To the woman who becomes a glamour model - because she can and is not forced into it. That may not be something I agree with as I feel that women shouldn't have to take their clothes of in order to gain celebrity/money/etc but if it's genuinely a decision she has made - why shouldn't she do it?
My point is, if a woman or girl wants to be loud mouthed, brash, bitter, aggressive, light hearted, masculine, hairy, trimmed, uni-browed or whatever - she is perfectly within her rights to do so as this is what the feminist movement has been able to afford her - choice and a voice.
I am a feminist because I believe that women should be treated equally and with respect. We are sisters, daughters, mothers, friends, girlfriends. We are also Doctors, politicians, retail assistants, mechanics, soldiers, cleaners, designers, administrators and so much more.

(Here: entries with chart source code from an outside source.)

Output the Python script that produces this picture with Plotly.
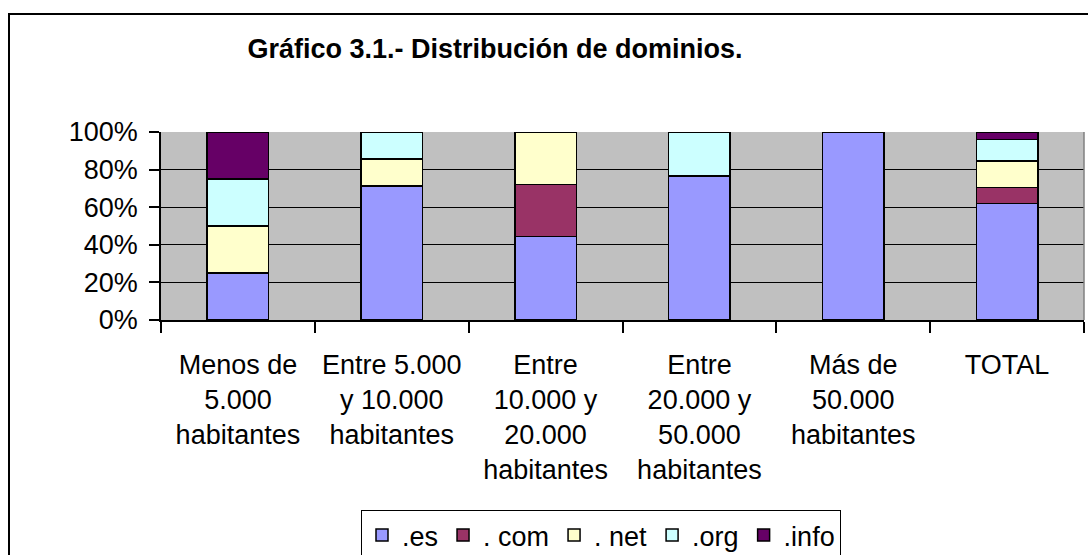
import plotly.graph_objects as go

categories = [
    "Menos de<br>5.000<br>habitantes",
    "Entre 5.000<br>y 10.000<br>habitantes",
    "Entre<br>10.000 y<br>20.000<br>habitantes",
    "Entre<br>20.000 y<br>50.000<br>habitantes",
    "Más de<br>50.000<br>habitantes",
    "TOTAL",
]
series_names = [".es", ". com", ". net", ".org", ".info"]
es_vals = [25.0, 71.4, 44.4, 76.5, 100.0, 62.0]
com_vals = [0.0, 0.0, 27.8, 0.0, 0.0, 8.5]
net_vals = [25.0, 14.3, 27.8, 0.0, 0.0, 14.0]
org_vals = [25.0, 14.3, 0.0, 23.5, 0.0, 11.5]
info_vals = [25.0, 0.0, 0.0, 0.0, 0.0, 4.0]
y_ticks = [0, 20, 40, 60, 80, 100]
y_tick_labels = ["0%", "20%", "40%", "60%", "80%", "100%"]
title_text = "Gráfico 3.1.- Distribución de dominios."

colors = ["#9999FF", "#993366", "#FFFFCC", "#CCFFFF", "#660066"]
values = [es_vals, com_vals, net_vals, org_vals, info_vals]

W, H = 1088, 555
L, R, T, B = 161, 4, 132, 235
pw, ph = W - L - R, H - T - B
FONT = "Liberation Sans, Arial, sans-serif"


def px_x(px):
    return (px - L) / pw


def px_y(py):
    return (H - B - py) / ph


fig = go.Figure()
for name, vals, col in zip(series_names, values, colors):
    fig.add_trace(go.Bar(
        x=categories, y=vals, name=name,
        marker=dict(color=col, line=dict(color="black", width=1.5)),
    ))

fig.update_layout(
    width=W, height=H,
    barmode="stack", bargap=0.6,
    paper_bgcolor="white", plot_bgcolor="#C0C0C0",
    margin=dict(l=L, r=R, t=T, b=B, autoexpand=False),
    font=dict(family=FONT, size=27, color="black"),
    title=dict(text="<b>" + title_text + "</b>", xref="container", yref="container",
               x=495 / W, y=1 - 49 / H, xanchor="center", yanchor="middle",
               font=dict(family=FONT, size=27, color="black")),
    legend=dict(orientation="h", x=px_x(601), y=px_y(510), xanchor="center", yanchor="top",
                bgcolor="white", bordercolor="black", borderwidth=1,
                font=dict(family=FONT, size=27, color="black"),
                itemwidth=30, traceorder="normal"),
    showlegend=True,
)
fig.update_xaxes(
    type="category", showgrid=False, showline=True, linecolor="black", linewidth=1.5,
    ticks="outside", tickson="boundaries", ticklen=11, tickcolor="black", tickwidth=1.5,
    tickfont=dict(family=FONT, size=27, color="black"), tickangle=0,
    ticklabelstandoff=20,
)
fig.update_yaxes(
    range=[0, 100], tickmode="array", tickvals=y_ticks, ticktext=y_tick_labels,
    showgrid=True, gridcolor="black", gridwidth=1,
    showline=True, linecolor="black", linewidth=1.5, zeroline=False,
    ticks="outside", ticklen=10, tickcolor="black", tickwidth=1.5,
    tickfont=dict(family=FONT, size=27, color="black"), ticklabelstandoff=6,
)
# plot area right border (gray) and chart frame
fig.add_shape(type="line", xref="paper", yref="paper", x0=1, x1=1, y0=0, y1=1,
              line=dict(color="#808080", width=1.5), layer="above")
fig.add_shape(type="rect", xref="paper", yref="paper",
              x0=px_x(9), x1=px_x(1092), y0=px_y(565), y1=px_y(14),
              line=dict(color="black", width=2), layer="below")

fig.write_html("out.html", config={"displayModeBar": False},
               post_script="document.body.style.margin='0';document.body.style.overflow='hidden';")
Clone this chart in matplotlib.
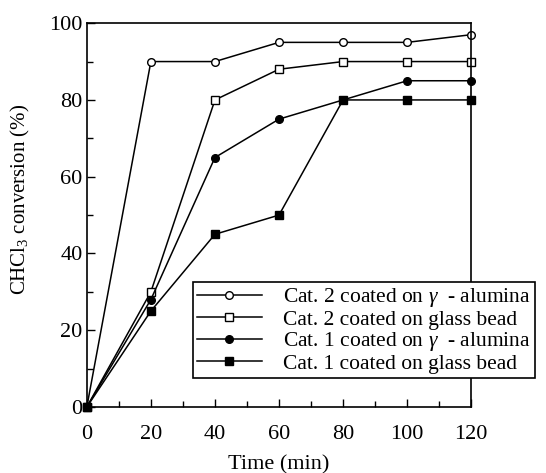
import matplotlib
matplotlib.use("Agg")
import matplotlib.pyplot as plt
from matplotlib.ticker import MultipleLocator

plt.rcParams['font.family'] = ['Liberation Serif', 'DejaVu Serif']
plt.rcParams['mathtext.fontset'] = 'custom'
plt.rcParams['mathtext.rm'] = 'Liberation Serif'
plt.rcParams['mathtext.it'] = 'Liberation Serif:italic'

time = [0, 20, 40, 60, 80, 100, 120]
cat2_alumina = [0, 90, 90, 95, 95, 95, 97]
cat2_glass = [0, 30, 80, 88, 90, 90, 90]
cat1_alumina = [0, 28, 65, 75, 80, 85, 85]
cat1_glass = [0, 25, 45, 50, 80, 80, 80]
labels = ["Cat. 2 coated on $\\gamma$  - alumina", "Cat. 2 coated on glass bead",
          "Cat. 1 coated on $\\gamma$  - alumina", "Cat. 1 coated on glass bead"]

fig = plt.figure(figsize=(5.46, 4.73), dpi=100)
ax = fig.add_axes([0.159, 0.1395, 0.704, 0.8115])

kw = dict(color='black', lw=1.1, markersize=5.5, markeredgewidth=1.0, clip_on=False)
ax.plot(time, cat2_alumina, marker='o', markerfacecolor='white', label=labels[0], **kw)
ax.plot(time, cat2_glass, marker='s', markerfacecolor='white', label=labels[1], **kw)
ax.plot(time, cat1_alumina, marker='o', markerfacecolor='black', label=labels[2], **kw)
ax.plot(time, cat1_glass, marker='s', markerfacecolor='black', label=labels[3], **kw)

ax.set_xlim(0, 120)
ax.set_ylim(0, 100)
ax.xaxis.set_major_locator(MultipleLocator(20))
ax.xaxis.set_minor_locator(MultipleLocator(10))
ax.yaxis.set_major_locator(MultipleLocator(20))
ax.yaxis.set_minor_locator(MultipleLocator(10))
ax.tick_params(which='both', direction='in', labelsize=16, width=1.0)
ax.tick_params(which='major', length=6)
ax.tick_params(which='minor', length=4)
ax.tick_params(axis='x', pad=13)
ax.tick_params(axis='y', pad=3)
for s in ax.spines.values():
    s.set_linewidth(1.2)

ax.set_xlabel("Time (min)", fontsize=16, labelpad=8)
ax.set_ylabel("CHCl$_3$ conversion (%)", fontsize=15)
ax.yaxis.set_label_coords(-0.142, 0.54)

leg = ax.legend(loc='upper left', bbox_to_anchor=(0.353, 0.404), bbox_transform=fig.transFigure,
                fontsize=15.5, frameon=True, fancybox=False, edgecolor='black', framealpha=1,
                handlelength=3.0, numpoints=1, borderpad=0.2, labelspacing=0.02,
                handletextpad=1.0, borderaxespad=0)
leg.get_frame().set_linewidth(1.2)

fig.savefig("out.png", dpi=100)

It can be very difficult to be a woman or girl in a world that places great value on how you look as opposed to what you know and I don't think that people - not just women, will have true equality until we move to a culture where all diversity is accepted and celebrated not just gender, but sexuality, race, religion, colour etc.
That being said, if you do feel like getting angry - I highly suggest you read
The Equality Illusion by Kat Banyard. It's thoroughly depressing and entirely eye opening all at the same time.
I would like to end by saying that Feminism is a multi-faceted entity with so many different and wonderful ideologies, to say that feminism is only about choice is extremely limiting but that's one of the main things, for me! I could sit here all day and talk about it but we'll leave it for another day!